→ **WHAT TO PRODUCE**: Drop the images; return everything else in the listing below exactly.

Start AVAILABLE DATA

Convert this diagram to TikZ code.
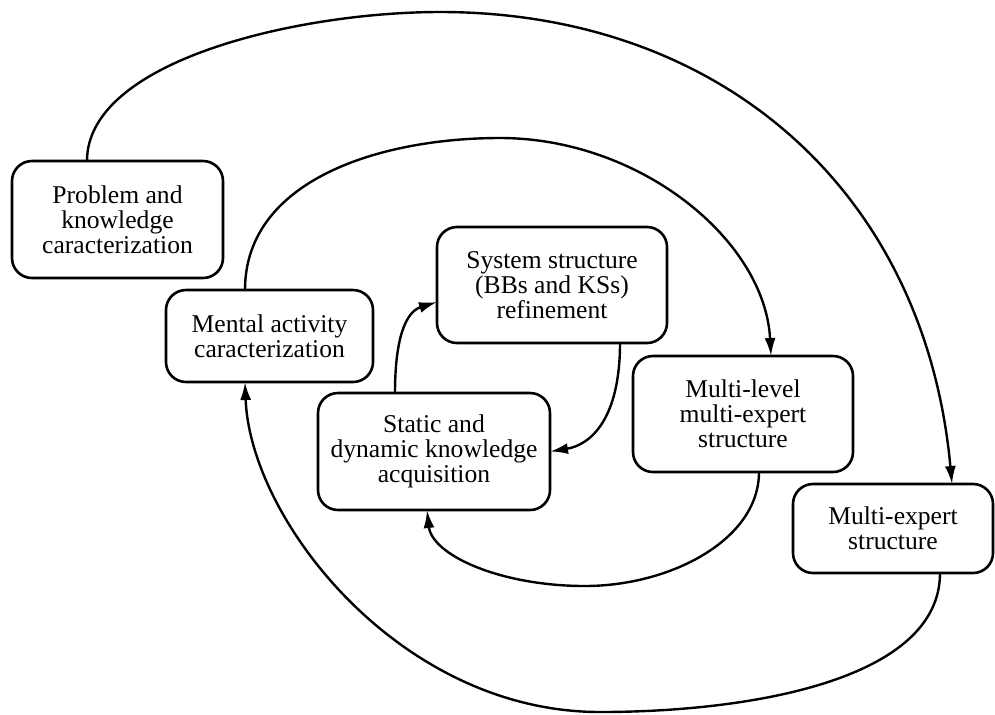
\documentclass[tikz,border=0pt]{standalone}
\usepackage{fontspec}
\setmainfont{Liberation Serif}
\newfontfamily\boxfont{Liberation Serif}
\usetikzlibrary{arrows.meta,calc}
\tikzset{
  stage/.style={draw, line width=1.3pt, rounded corners=10pt, align=center, outer sep=0pt, inner sep=0pt,
    font=\boxfont\fontsize{12.8pt}{12.5pt}\selectfont},
  conn/.style={line width=1.2pt, -{Latex[length=9pt,width=5.5pt]}}
}
\begin{document}
\begin{tikzpicture}[x=0.5pt,y=-0.5pt]
\useasboundingbox (0,0) rectangle (995,714);
% stages
\node[stage, minimum width=105.5pt, minimum height=58.5pt] (b1) at (117.5,219.5) {Problem and\\knowledge\\caracterization};
\node[stage, minimum width=103.5pt, minimum height=46pt] (b2) at (269.5,336) {Mental activity\\caracterization};
\node[stage, minimum width=115pt, minimum height=58pt] (b3) at (552,285) {System structure\\(BBs and KSs)\\refinement};
\node[stage, minimum width=116pt, minimum height=58.5pt] (b4) at (434,451.5) {Static and\\dynamic knowledge\\acquisition};
\node[stage, minimum width=110pt, minimum height=58pt] (b5) at (743,414) {Multi-level\\multi-expert\\structure};
\node[stage, minimum width=100pt, minimum height=44.5pt] (b6) at (893,528.5) {Multi-expert\\structure};
% waypoints
\coordinate (topA) at (440,12);
\coordinate (botB) at (600,712);
\coordinate (topC) at (500,138);
\coordinate (botD) at (585,586);
% outer: b1 -> b6
\draw[conn] ($(b1.north)+(-30.5,0)$) .. controls (87,60) and (300,12) .. (topA)
  .. controls (720,12) and (925,190) .. ($(b6.north)+(59,0)$);
% b6 -> b2
\draw[conn] ($(b6.south)+(47,0)$) .. controls (940,680) and (750,712) .. (botB)
  .. controls (400,712) and (250,520) .. ($(b2.south)+(-24.5,0)$);
% b2 -> b5
\draw[conn] ($(b2.north)+(-24.5,0)$) .. controls (245,180) and (380,138) .. (topC)
  .. controls (640,138) and (765,240) .. ($(b5.north)+(28,0)$);
% b5 -> b4
\draw[conn] ($(b5.south)+(16,0)$) .. controls (759,540) and (670,586) .. (botD)
  .. controls (500,586) and (432,555) .. ($(b4.south)+(-7,0)$);
% b3 -> b4
\draw[conn] ($(b3.south)+(68,0)$) .. controls (620,420) and (590,445) .. (b4.east);
% b4 -> b3
\draw[conn] ($(b4.north)+(-39,0)$) .. controls (395,340) and (405,312) .. ($(b3.west)+(0,17)$);
\end{tikzpicture}
\end{document}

End AVAILABLE DATA

→ **EXPECTED ANSWER**:
Convert this diagram to TikZ code.
\documentclass[tikz,border=0pt]{standalone}
\usepackage{fontspec}
\setmainfont{Liberation Serif}
\newfontfamily\boxfont{Liberation Serif}
\usetikzlibrary{arrows.meta,calc}
\tikzset{
  stage/.style={draw, line width=1.3pt, rounded corners=10pt, align=center, outer sep=0pt, inner sep=0pt,
    font=\boxfont\fontsize{12.8pt}{12.5pt}\selectfont},
  conn/.style={line width=1.2pt, -{Latex[length=9pt,width=5.5pt]}}
}
\begin{document}
\begin{tikzpicture}[x=0.5pt,y=-0.5pt]
\useasboundingbox (0,0) rectangle (995,714);
% stages
\node[stage, minimum width=105.5pt, minimum height=58.5pt] (b1) at (117.5,219.5) {Problem and\\knowledge\\caracterization};
\node[stage, minimum width=103.5pt, minimum height=46pt] (b2) at (269.5,336) {Mental activity\\caracterization};
\node[stage, minimum width=115pt, minimum height=58pt] (b3) at (552,285) {System structure\\(BBs and KSs)\\refinement};
\node[stage, minimum width=116pt, minimum height=58.5pt] (b4) at (434,451.5) {Static and\\dynamic knowledge\\acquisition};
\node[stage, minimum width=110pt, minimum height=58pt] (b5) at (743,414) {Multi-level\\multi-expert\\structure};
\node[stage, minimum width=100pt, minimum height=44.5pt] (b6) at (893,528.5) {Multi-expert\\structure};
% waypoints
\coordinate (topA) at (440,12);
\coordinate (botB) at (600,712);
\coordinate (topC) at (500,138);
\coordinate (botD) at (585,586);
% outer: b1 -> b6
\draw[conn] ($(b1.north)+(-30.5,0)$) .. controls (87,60) and (300,12) .. (topA)
  .. controls (720,12) and (925,190) .. ($(b6.north)+(59,0)$);
% b6 -> b2
\draw[conn] ($(b6.south)+(47,0)$) .. controls (940,680) and (750,712) .. (botB)
  .. controls (400,712) and (250,520) .. ($(b2.south)+(-24.5,0)$);
% b2 -> b5
\draw[conn] ($(b2.north)+(-24.5,0)$) .. controls (245,180) and (380,138) .. (topC)
  .. controls (640,138) and (765,240) .. ($(b5.north)+(28,0)$);
% b5 -> b4
\draw[conn] ($(b5.south)+(16,0)$) .. controls (759,540) and (670,586) .. (botD)
  .. controls (500,586) and (432,555) .. ($(b4.south)+(-7,0)$);
% b3 -> b4
\draw[conn] ($(b3.south)+(68,0)$) .. controls (620,420) and (590,445) .. (b4.east);
% b4 -> b3
\draw[conn] ($(b4.north)+(-39,0)$) .. controls (395,340) and (405,312) .. ($(b3.west)+(0,17)$);
\end{tikzpicture}
\end{document}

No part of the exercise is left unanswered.